'Accidents are caused by drivers, not roads'

In the wake of the macabre accident on Palm Beach road that claimed four young lives on Sunday, NMMC officials blamed speed devils and an advertising blitzkrieg for the frequent accidents bloodying the stretch  
"Blame the drivers for speeding, not the corporation," insisted Navi Mumbai Municipal Corporation Commissioner Bhaskar Wankhede yesterday, speaking to MiD DAY from Delhi. The commissioner was reacting to the brutal deaths met by four youngsters on Sunday morning, when their car hit a tree at high velocity in the Nerul section of the Palm Beach road.

Crash and burn: The fatal spot which claimed the lives of four young
men, when the vehicle they were driving rammed into a tree on Palm
Beach road in Nerul, Navi Mumbai

While admitting that major overhauling was underway to make the road motorist-friendly, NMMC bigwigs insisted that it was not the absence of safety paraphernalia on the stretch, but slick television advertising that promoted speeding, which was to be held responsible for the alarming numbers of accidents that have occurred on the stretch over the past five years.
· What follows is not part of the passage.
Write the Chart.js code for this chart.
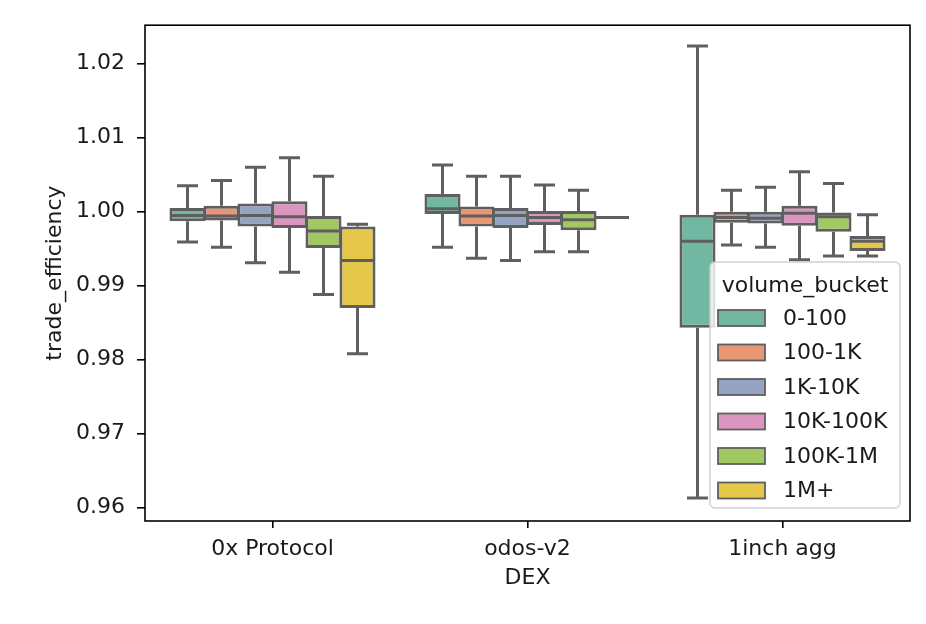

Ever since it was thrown open to vehicular traffic in the year 2000, the entire stretch of Palm Beach road has been bloodied by frequent accidents, with many casualties. The Navi Mumbai traffic police records for the duration 2007-2011 reveal that the stretch has been scarred by as many as 432 accidents, with 525 victims, of which 75 people lost their lives. 163 others sustained debilitating and life-threatening injuries.

Wankhede added, "We were concerned about the spate of accidents taking place on this stretch, and hence asked the Indian Institute of Technology (IIT), Powai, to conduct a safety audit six months ago. They reverted with their report about a month back. We are now in the process of implementing the recommendations."

Mohan Dhagavkar, city engineer, NMMC said, "The report clearly indicates that the entire stretch of Palm Beach road, which extends for a length of about 9 km, was designed for vehicles driven at high speeds, ranging from 60-80 km per hour. Driving beyond these permissible speeds can be fatal. It takes vehicles exactly 9 minutes to cover the 9-kilometre stretch at the speed of 60 km per hour. The Palm Beach road is not a highway, but an arterial road connecting one end of the city to another. Driving at extremely high speeds is sure to risk lives of the motorists."

Speaking of the recommendations suggested by the IIT experts, Dhagavkar added, "Over the last 10 years, movement of vehicular traffic on the stretch has multiplied, owing to the expansion of JNPT. The Killa junction on Uran road, which lies between Nerul and CBD, is a channel for the passage of jumbo containers, trailers and large vehicles. Accidents have escalated on this stretch, and the NMMC is already in the process of carrying out rectifications - signs are being affixed, bollards and cat's eyes are being placed, speed breakers and crash barriers have been installed. New zebra crossings are also organised, as per the recommendations."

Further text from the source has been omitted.